Flowchart Walkthrough

To solve LeetCode 2812. Find the Safest Path in a Grid, let's follow the decision-making process using the Flowchart. Here's a step-by-step approach according to the provided nodes and edges in the flowchart:

Is it a graph?

  • Yes: The grid can be considered a graph where each cell represents a node connected to its immediately adjacent neighbors (up, down, left, right).

Is it a tree?

  • No: There could be multiple possible paths from one cell to another without any hierarchical parent-child relationships, so it's not a tree structure.

Is the problem related to directed acyclic graphs (DAGs)?

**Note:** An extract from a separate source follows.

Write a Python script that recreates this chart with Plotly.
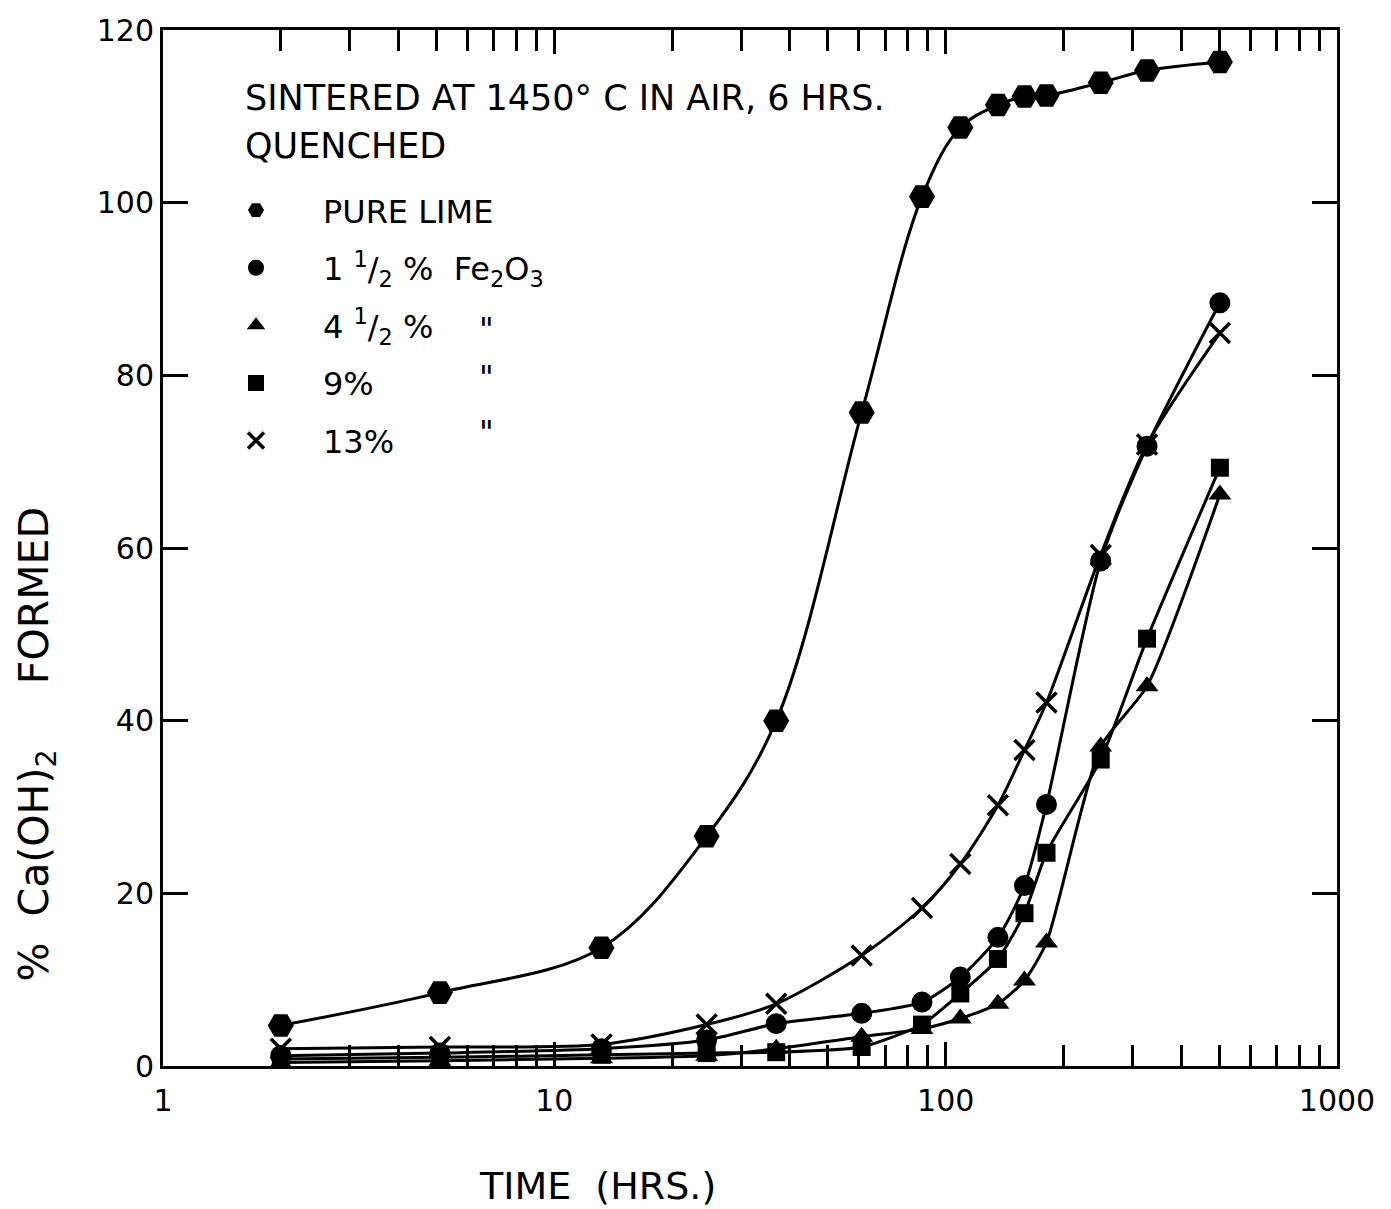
import plotly.graph_objects as go

# ---- data ----
time_hrs = [2.0, 5.1, 13.2, 24.5, 36.9, 61.0, 87.0, 109.0, 136.0, 159.0, 181.0, 249.0, 327.0, 502.0]

pure_lime = [4.7, 8.5, 13.7, 26.6, 40.0, 75.7, 100.7, 108.7, 111.3, 112.3, 112.4, 113.9, 115.3, 116.3]
fe_1_5 = [1.2, 1.5, 2.0, 3.0, 4.9, 6.1, 7.4, 10.3, 14.9, 20.9, 30.3, 58.5, 71.8, 88.4]
fe_4_5 = [0.4, 0.6, 0.9, 1.2, 2.0, 3.4, 4.3, 5.5, 7.2, 9.9, 14.3, 37.0, 44.0, 66.2]
fe_9 = [0.8, 1.0, 1.3, 1.5, 1.6, 2.2, 4.8, 8.4, 12.4, 17.7, 24.7, 35.5, 49.5, 69.3]
fe_13 = [2.0, 2.2, 2.5, 4.8, 7.2, 12.8, 18.3, 23.4, 30.2, 36.6, 42.1, 59.2, 72.0, 84.9]

x_tickvals = [1, 10, 100, 1000]
x_ticktext = ["1", "10", "100", "1000"]
x_minor = [m * d for d in (1, 10, 100) for m in range(2, 10)]
y_tickvals = [0, 20, 40, 60, 80, 100, 120]

LPAD = "\u00a0\u00a0\u00a0\u2009"
series = [
    (LPAD + "PURE LIME", pure_lime, "hexagon2", 26, 1.0),
    (LPAD + "1 <sup>1</sup>/<sub>2</sub> %  Fe<sub>2</sub>O<sub>3</sub>", fe_1_5, "circle", 21, 0.7),
    (LPAD + "4 <sup>1</sup>/<sub>2</sub> %", fe_4_5, "triangle-up", 20, 0.6),
    (LPAD + "9%", fe_9, "square", 18, 0.6),
    (LPAD + "13%", fe_13, "x-thin", 20, 0.8),
]

FONT = "DejaVu Sans"
W, H = 1391, 1209
L, R, T, B = 163, 54, 22, 143
PW, PH = W - L - R, H - T - B


def px(xp):
    return (xp - L) / PW


def py(yp):
    return (H - B - yp) / PH


fig = go.Figure()
for i, (name, vals, sym, size, smooth) in enumerate(series):
    marker = dict(symbol=sym, size=size, color="black")
    if sym == "x-thin":
        marker["line"] = dict(width=3.5, color="black")
    fig.add_trace(go.Scatter(
        x=time_hrs, y=vals, mode="lines+markers", name=name,
        line=dict(color="black", width=3, shape="spline", smoothing=smooth),
        marker=marker, showlegend=False,
    ))
    # legend-only entry (marker only)
    fig.add_trace(go.Scatter(
        x=[None], y=[None], mode="markers", name=name,
        marker=dict(marker), legendgroup=f"g{i}", showlegend=True,
    ))

axis_common = dict(
    showgrid=False, zeroline=False, showline=True, linecolor="black", linewidth=3,
    mirror="ticks", ticks="inside", tickcolor="black", tickwidth=2.5,
    tickfont=dict(family=FONT, size=30, color="black"),
)

fig.update_xaxes(
    type="log", range=[0, 3], tickmode="array", tickvals=x_tickvals, ticktext=x_ticktext,
    ticklen=24, ticklabelstandoff=6,
    minor=dict(ticks="inside", tickmode="array", tickvals=x_minor, ticklen=21,
               tickwidth=2.5, tickcolor="black", showgrid=False),
    **axis_common,
)
fig.update_yaxes(
    range=[0, 120], tickmode="array", tickvals=y_tickvals, ticklen=25,
    **axis_common,
)

annotations = [
    dict(text="SINTERED AT 1450° C IN AIR, 6 HRS.", x=px(243), y=py(91), size=35),
    dict(text="QUENCHED", x=px(243), y=py(139), size=35),
]
for yrow in (323, 372, 427):
    annotations.append(dict(text='"', x=px(477), y=py(yrow), size=32))

ann_objs = []
for a in annotations:
    ann_objs.append(dict(
        text=a["text"], x=a["x"], y=a["y"], xref="paper", yref="paper",
        xanchor="left", yanchor="middle", showarrow=False,
        font=dict(family=FONT, size=a["size"], color="black"),
    ))
ann_objs.append(dict(
    text="TIME  (HRS.)", x=px(597), y=py(1187), xref="paper", yref="paper",
    xanchor="center", yanchor="middle", showarrow=False,
    font=dict(family=FONT, size=38, color="black"),
))
ann_objs.append(dict(
    text="%\u00a0\u00a0Ca(OH)<sub>2</sub>\u00a0\u00a0\u00a0\u00a0\u00a0FORMED",
    x=px(37), y=py(742),
    xref="paper", yref="paper", xanchor="center", yanchor="middle",
    textangle=-90, showarrow=False,
    font=dict(family=FONT, size=41, color="black"),
))

fig.update_layout(
    width=W, height=H,
    margin=dict(l=L, r=R, t=T, b=B, pad=0),
    paper_bgcolor="white", plot_bgcolor="white",
    annotations=ann_objs,
    legend=dict(
        x=px(226), y=py(176), xanchor="left", yanchor="top",
        bgcolor="rgba(0,0,0,0)", borderwidth=0,
        font=dict(family=FONT, size=32, color="black"),
        traceorder="grouped", tracegroupgap=13, itemwidth=50,
    ),
)

fig.write_html("out.html")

  • No: The problem deals with grids, and though they contain directed paths, they are not inherently acyclic because the context is about safety in paths, not graph directionality or ordering.

Is the problem related to shortest paths?

  • Yes: The challenge involves finding not just any path but the safest (likely optimal in some sense, like least dangerous) path from a starting position to a goal.

Is the graph weighted?

  • Yes: If we interpret 'safest' as a function of path weights, where each cell has a risk or weight denoting safety, then we can treat the grid as a weighted graph where each edge weight signifies the risk involved walking from one cell to its neighbor.

Conclusion: Given that the problem involves finding a shortest path in a weighted graph, using Breadth-First Search (BFS) is suitable, particularly its adaptation, Dijkstra's Algorithm, helps in efficiently exploring all the possible paths while prioritizing those with lower cumulative weights (i.e., safer). Hence, BFS, adapted to handle weights via priority queues, is the prescribed algorithm for finding the safest path in the grid.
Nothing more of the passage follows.